If the milestone schedule is set up so that the bulk of payments are at the end of the project, the developer should negotiate either to change this milestone schedule or to require a kill fee from the publisher that cancels the project simply at its discretion. A kill fee both makes project cancellation less likely, and ensures that the developer is paid for all the work performed to date.
Publishers need explicit representations and warranties that the developer has obtained all necessary rights in the title and that the publisher's use will not infringe any rights of any third parties, together with a broad agreement to indemnify, defend and hold harmless the publisher if the representation and warranties are not true. A developer will want a reciprocal provision covering any materials or licensed content provided by the publisher. Publishers will want a continuing obligation of the developer to cure identified errors and may want some additional consulting services in connection with ports or foreign localizations.
The developer will want a time limit on these provisions, particularly if they require the developer to provide additional services for free. A developer should have the continuing right to audit the books of the publisher to verify the accuracy of the royalty payments, and if the audit reveals a significant underpayment, the cost of the audit could be borne by the publisher. If any confidential information (proprietary tools and the like) is being disclosed, there should be a confidentiality/non-disclosure provision.

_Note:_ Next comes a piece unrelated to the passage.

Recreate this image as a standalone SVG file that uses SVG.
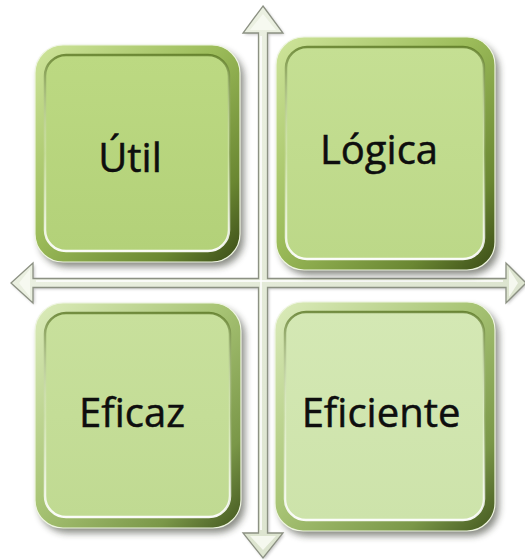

Finally, developers in particular -- who often have far less money for resolving legal disputes -- will want a quick and relatively inexpensive dispute resolution mechanism like arbitration. The arbitration paragraph can provide that the arbitrator must be knowledgeable about the consumer software industry.
This is just an overview of some of the deal points that parties, and their lawyers, should be aware of in negotiating standard consumer CD-ROM publishing agreements. The critical issue, though, for developers and publishers alike, is that their agreements are carefully drafted to address their needs and to reflect their mutual understanding of their business deal.